In its 2011 market report Ethnic Foods, Keynote estimates that the UK market for ethnic foods and rice was worth around £1.64bn in 2009 – the latest year where figures are available – an increase of 10.4% on the previous year.
However, the firm attributed the overall value increase to a “large rise in the cost of rice” (a predicted 47.6% jump to £369m), whereas estimated total growth for ethnic foods without the staple was a “much more modest” 2.8%, up to £1.27bn in 2009.
‘Ethnic’ meaning varies
Within the EU as a whole, ethnic food is estimated to constitute 0.8% of total EU27 food sales, said Keynote, with total household expenditure on food €881.37bn in 2009 according to Eurostat’s January figures.
But according to Keynote researcher Sarah Walker:“Though many of the leading ethnic food producers operate in the EU, the European market is much more fragmented than in the UK.”
Cross-country comparisons are complicated by the fact that what a UK consumer considers ‘ethnic’, a consumer in France or Greece might not, said Walker, given that “what is considered ethnic in one place, is ‘ordinary’ and traditional food in another.”
Nonetheless, 2009 figures show the UK leading the EU ethnic cuisine pack in terms of market value, with France and Germany the second and third most significant markets.

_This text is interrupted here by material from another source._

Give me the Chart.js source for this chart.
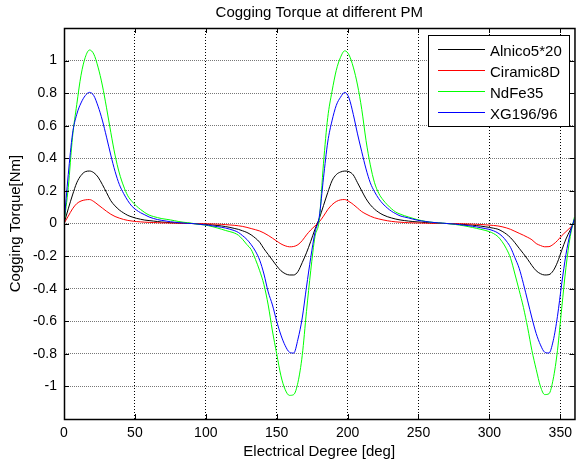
<!DOCTYPE html>
<html>
<head>
<meta charset="utf-8">
<script src="https://cdn.jsdelivr.net/npm/chart.js@4.4.0/dist/chart.umd.min.js"></script>
<style>
html,body{margin:0;padding:0;background:#fff;}
#wrap{width:578px;height:464px;position:relative;}
</style>
</head>
<body>
<div id="wrap"><canvas id="c" width="578" height="464"></canvas></div>
<script>
// ---------------- data ----------------
const degrees = [0,3,6,9,12,15,18,21,24,27,30,33,36,39,42,45,48,51,54,57,60,63,66,69,72,75,78,81,84,87,
90,93,96,99,102,105,108,111,114,117,120,123,126,129,132,135,138,141,144,147,150,153,156,159,162,165,168,171,174,177,
180,183,186,189,192,195,198,201,204,207,210,213,216,219,222,225,228,231,234,237,240,243,246,249,252,255,258,261,264,267,
270,273,276,279,282,285,288,291,294,297,300,303,306,309,312,315,318,321,324,327,330,333,336,339,342,345,348,351,354,357,360];

const alnico = [0.0,0.09,0.175,0.25,0.295,0.318,0.322,0.312,0.285,0.24,0.19,0.14,0.108,0.083,0.065,0.05,0.04,0.032,0.026,0.021,0.018,0.015,0.012,0.009,0.007,0.005,0.004,0.003,0.002,0.001,
0.0,-0.001,-0.003,-0.005,-0.007,-0.009,-0.012,-0.015,-0.019,-0.024,-0.03,-0.036,-0.045,-0.055,-0.07,-0.09,-0.115,-0.155,-0.19,-0.225,-0.26,-0.29,-0.308,-0.316,-0.316,-0.295,-0.24,-0.18,-0.11,-0.035,
0.03,0.11,0.19,0.262,0.3,0.316,0.322,0.318,0.298,0.25,0.2,0.152,0.115,0.088,0.068,0.053,0.042,0.034,0.027,0.022,0.018,0.015,0.012,0.01,0.008,0.006,0.004,0.003,0.002,0.001,
0.0,-0.001,-0.002,-0.004,-0.006,-0.008,-0.01,-0.013,-0.016,-0.02,-0.024,-0.029,-0.035,-0.048,-0.065,-0.088,-0.118,-0.152,-0.185,-0.22,-0.258,-0.29,-0.308,-0.316,-0.314,-0.29,-0.238,-0.165,-0.095,-0.04,0.02];

const ceramic = [0.0,0.045,0.09,0.122,0.138,0.145,0.147,0.135,0.115,0.095,0.075,0.057,0.043,0.033,0.025,0.019,0.015,0.012,0.01,0.008,0.007,0.006,0.005,0.004,0.004,0.003,0.003,0.002,0.002,0.001,
0.0,-0.001,-0.001,-0.002,-0.002,-0.003,-0.004,-0.005,-0.007,-0.009,-0.011,-0.014,-0.018,-0.024,-0.031,-0.038,-0.046,-0.058,-0.073,-0.09,-0.108,-0.125,-0.137,-0.143,-0.141,-0.13,-0.105,-0.07,-0.04,-0.015,
0.01,0.045,0.085,0.115,0.135,0.145,0.147,0.135,0.117,0.095,0.073,0.058,0.045,0.035,0.028,0.022,0.017,0.013,0.01,0.008,0.006,0.005,0.004,0.003,0.003,0.002,0.002,0.001,0.001,0.0,
0.0,-0.001,-0.001,-0.002,-0.002,-0.003,-0.004,-0.005,-0.006,-0.008,-0.01,-0.012,-0.015,-0.02,-0.027,-0.036,-0.048,-0.06,-0.072,-0.085,-0.1,-0.123,-0.135,-0.143,-0.142,-0.128,-0.105,-0.075,-0.05,-0.025,0.0];

const ndfe = [0.0,0.22,0.53,0.73,0.91,1.02,1.065,1.04,0.96,0.85,0.71,0.56,0.42,0.31,0.23,0.17,0.135,0.108,0.086,0.067,0.052,0.043,0.036,0.03,0.026,0.022,0.017,0.012,0.008,0.005,
0.002,-0.003,-0.006,-0.009,-0.014,-0.02,-0.027,-0.035,-0.043,-0.05,-0.058,-0.072,-0.098,-0.13,-0.16,-0.22,-0.29,-0.375,-0.5,-0.66,-0.8,-0.935,-1.02,-1.055,-1.05,-0.975,-0.81,-0.54,-0.29,-0.08,
0.02,0.37,0.65,0.81,0.94,1.02,1.06,1.035,0.96,0.85,0.7,0.51,0.36,0.25,0.185,0.145,0.115,0.09,0.07,0.058,0.048,0.04,0.032,0.024,0.018,0.013,0.009,0.006,0.004,0.002,
0.0,-0.003,-0.006,-0.01,-0.014,-0.019,-0.024,-0.03,-0.036,-0.042,-0.05,-0.062,-0.08,-0.112,-0.155,-0.215,-0.31,-0.41,-0.515,-0.64,-0.78,-0.895,-1.0,-1.05,-1.045,-0.955,-0.78,-0.52,-0.27,-0.08,0.04];

const xg = [0.0,0.3,0.55,0.67,0.74,0.785,0.805,0.785,0.72,0.635,0.53,0.42,0.32,0.24,0.185,0.14,0.105,0.083,0.066,0.053,0.04,0.031,0.024,0.019,0.015,0.011,0.008,0.005,0.003,0.001,
0.0,-0.002,-0.005,-0.008,-0.011,-0.015,-0.019,-0.023,-0.028,-0.035,-0.043,-0.055,-0.075,-0.098,-0.13,-0.17,-0.225,-0.31,-0.42,-0.5,-0.6,-0.685,-0.75,-0.79,-0.795,-0.71,-0.58,-0.39,-0.21,-0.055,
0.04,0.28,0.5,0.63,0.725,0.775,0.805,0.77,0.67,0.55,0.44,0.335,0.25,0.195,0.152,0.12,0.095,0.075,0.06,0.047,0.04,0.034,0.027,0.021,0.016,0.012,0.009,0.006,0.004,0.002,
0.0,-0.002,-0.004,-0.007,-0.01,-0.013,-0.017,-0.021,-0.026,-0.031,-0.036,-0.045,-0.058,-0.078,-0.108,-0.148,-0.21,-0.275,-0.37,-0.475,-0.58,-0.675,-0.745,-0.79,-0.795,-0.72,-0.57,-0.37,-0.19,-0.06,0.03];

const seriesNames = ['Alnico5*20', 'Ciramic8D', 'NdFe35', 'XG196/96'];
const seriesColors = ['#000000', '#ff0000', '#00ff00', '#0000ff'];
const xTicks = [0, 50, 100, 150, 200, 250, 300, 350];
const yTicks = [-1, -0.8, -0.6, -0.4, -0.2, 0, 0.2, 0.4, 0.6, 0.8, 1];
const chartTitle = 'Cogging Torque at different PM';
const xTitle = 'Electrical Degree [deg]';
const yTitle = 'Cogging Torque[Nm]';

// ---------------- chart ----------------
const FONT = '"Liberation Sans", Arial, Helvetica, sans-serif';
const seriesValues = [alnico, ceramic, ndfe, xg];

const framePlugin = {
  id: 'matlabFrame',
  beforeDraw(chart) {
    const ctx = chart.ctx;
    ctx.save();
    ctx.fillStyle = '#fff';
    ctx.fillRect(0, 0, chart.width, chart.height);
    ctx.restore();
  },
  afterDatasetsDraw(chart) {
    const {ctx, chartArea: {left, right, top, bottom}, scales: {x, y}} = chart;
    ctx.save();
    ctx.setLineDash([]);
    ctx.strokeStyle = '#000';
    ctx.lineWidth = 1;
    const tl = 5;
    ctx.beginPath();
    xTicks.forEach(v => {
      const px = Math.round(x.getPixelForValue(v)) + 0.5;
      ctx.moveTo(px, bottom); ctx.lineTo(px, bottom - tl);
      ctx.moveTo(px, top); ctx.lineTo(px, top + tl);
    });
    yTicks.forEach(v => {
      const py = Math.round(y.getPixelForValue(v)) + 0.5;
      ctx.moveTo(left, py); ctx.lineTo(left + tl, py);
      ctx.moveTo(right, py); ctx.lineTo(right - tl, py);
    });
    ctx.stroke();
    ctx.lineWidth = 1.5;
    ctx.strokeRect(left + 0.5, top + 0.5, right - left, bottom - top);
    ctx.restore();
  },
  afterDraw(chart) {
    const {ctx, chartArea: {left, right}} = chart;
    ctx.save();
    ctx.fillStyle = '#000';
    ctx.font = '15px ' + FONT;
    ctx.textAlign = 'center';
    ctx.textBaseline = 'middle';
    ctx.fillText(chartTitle, (left + right) / 2, 13);
    // legend box
    const bx = 428.5, by = 35.5, bw = 141, bh = 91;
    ctx.fillStyle = '#fff';
    ctx.fillRect(bx, by, bw, bh);
    ctx.strokeStyle = '#000';
    ctx.lineWidth = 1;
    ctx.strokeRect(bx, by, bw, bh);
    ctx.textAlign = 'left';
    seriesNames.forEach((name, i) => {
      const ly = Math.round(by + 13 + i * 21.3);
      ctx.fillStyle = seriesColors[i];
      ctx.fillRect(438, ly, 47, 1);
      ctx.fillStyle = '#000';
      ctx.fillText(name, 490, ly + 3);
    });
    ctx.restore();
  }
};

new Chart(document.getElementById('c').getContext('2d'), {
  type: 'line',
  data: {
    datasets: seriesValues.map((vals, i) => ({
      label: seriesNames[i],
      data: degrees.map((d, j) => ({x: d, y: vals[j]})),
      borderColor: seriesColors[i],
      backgroundColor: seriesColors[i],
      borderWidth: 1,
      pointRadius: 0,
      fill: false,
      cubicInterpolationMode: 'monotone',
      order: seriesValues.length - 1 - i
    }))
  },
  options: {
    responsive: false,
    animation: false,
    devicePixelRatio: 1,
    layout: {padding: {top: 28, right: 1, left: 0, bottom: 0}},
    plugins: {legend: {display: false}, tooltip: {enabled: false}, title: {display: false}},
    scales: {
      x: {
        type: 'linear', min: 0, max: 360,
        afterBuildTicks: s => { s.ticks = xTicks.map(v => ({value: v})); },
        afterFit: s => { s.height = 45; },
        grid: {color: '#000', lineWidth: 1, drawTicks: false},
        border: {display: false, dash: [1, 2]},
        ticks: {color: '#000', font: {family: FONT, size: 14}, padding: 6, maxRotation: 0, autoSkip: false,
                callback: v => String(v)},
        title: {display: true, text: xTitle, color: '#000', font: {family: FONT, size: 15}, padding: {top: 0, bottom: 3}}
      },
      y: {
        type: 'linear', min: -1.2, max: 1.2,
        afterBuildTicks: s => { s.ticks = yTicks.map(v => ({value: v})); },
        afterFit: s => { s.width = 64; },
        grid: {color: '#777', lineWidth: 1, drawTicks: false},
        border: {display: false, dash: [1, 1]},
        ticks: {color: '#000', font: {family: FONT, size: 14}, padding: 7, autoSkip: false,
                callback: v => { const r = Math.round(v * 10) / 10; return r === 0 ? '0' : String(r); }},
        title: {display: true, text: yTitle, color: '#000', font: {family: FONT, size: 15}, padding: {top: 7, bottom: 0}}
      }
    }
  },
  plugins: [framePlugin]
});
</script>
</body>
</html>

Europe goes south of the border
As for trends on the mainland: “Mexican food is more popular in mainland Europe than it is in the UK — it accounts for nearly a third of the value of sales ...largely due to the Spanish market, as Spain’s cuisine has a lot in common with its Mexican counterpart. This helps drive the sale of Mexican food in Spain,” said Walker.
And longtime UK favourite Indian food, although growing as a subsector, “only accounts for around 6% of the value of sales in mainland Europe”, where French consumers, for instance, prefer North African cuisine.
Walker said France imports the largest volume of ethnic foods, owing in part to its large North African population, while that region’s cuisine is “growing in popularity faster in France than anywhere else in the EU” due in large part to the country’s colonial past.
Oriental cuisine leads pack
In general terms, the most popular ethnic cuisine in mainland Europe is Oriental, which encompasses both Chinese and South-East Asian foods and accounts for around 70% of the market on mainland Europe, whereas it clocks less than 30% in the UK.
“This is due to the presence of large Chinese communities in the Republic of Ireland, Spain, the Netherlands and France,” said Walker, “the influence of which has also driven sales of Oriental foods to non-ethnic customers.”
In the UK Chinese and Indian cuisines (27.5% and 41.7% in value terms) “typically dominate the market”, with Mexican/Tex Mex, Thai as other major players on the up, although novel cuisines such as Caribbean and Polish are also marking inroads with “rapid growth”.
Competition is cut-throat amongst suppliers and manufacturers, who “perpetually have to reinvent products and innovate to maintain customer interest and loyalty. This involves a constant refreshing of their lines as well as new product development, brand extensions and advertising campaigns.”